Even before this evidence is introduced, issues of race, and questions about what constitutes a fair trial, could arise with jury selection, which is set to begin on Monday morning in U.S. District Court in Brunswick, Ga.

Such issues arose during jury selection in the state trial, a process that dragged on for two and a half weeks. In that case, potential jurors were drawn exclusively from Glynn County, Ga., where Mr. Arbery and the defendants lived. It was one of the biggest and most disturbing local news stories in decades, and the idea of finding jurors who had not heard about the case, or already formed opinions about it, was nearly impossible.

In the end, a jury was seated, but its composition of 11 white people and one Black person raised concerns that justice could be skewed in the defendants’ favor.

For the federal case, Judge Wood decided to broaden the pool of potential jurors, sending out summonses to roughly 1,000 residents spread over 43 of Georgia’s 159 counties.

At the same time, the rejected plea deals for the McMichaels may have introduced a new complication.

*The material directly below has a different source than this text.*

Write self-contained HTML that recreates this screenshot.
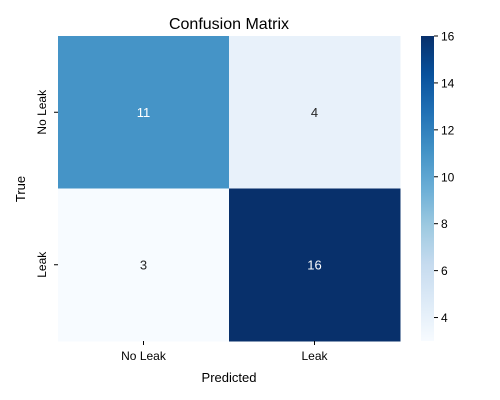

Potential jurors may well have been exposed to news coverage of Monday’s hearing before Judge Wood, in which it became clear that the two men were ready to plead guilty to hate-crime charges.

That could make the selection of an impartial jury “more challenging,” said Page Pate, a legal analyst and veteran trial lawyer in Atlanta, though not impossible. “The standard is not whether they’ve heard about the case, or the attempted guilty plea,” Mr. Pate said, but whether the jurors “have made up their mind or are leaning strongly one way or the other.”

Legal experts say that to secure hate-crimes convictions, prosecutors may need to convince the jury not only that the men harbored racist views, but also that racism was a motivating factor when they went after Mr. Arbery.

Defense lawyers are likely to bring up much of the detailed information about Mr. Arbery’s previous visits to the neighborhood before the day he was killed, information that was painstakingly emphasized in the murder trial. In this case, defense lawyers will try to use that information to convince the jurors that the men were not trying to detain a random Black person for questioning, but Mr. Arbery specifically.

In addition to the hate-crime charges, each man is also charged with one count of attempted kidnapping. The McMichaels are each charged with one count of having a firearm during a crime of violence.

One of the most explosive allegations since the killing came in a pretrial motion in the state case, in which the state’s lead investigator said that Mr. Bryan told authorities that he heard Travis McMichael use a racist slur shortly after he shot Mr. Arbery.

Mr. McMichael’s lawyers refute that allegation. It is unclear whether prosecutors will be able to present it to the jury, given the constitutional dilemma it presents: If Mr. Bryan exercises his Fifth Amendment right not to testify, that would in turn deprive Travis McMichael of his Sixth Amendment right to confront his accuser.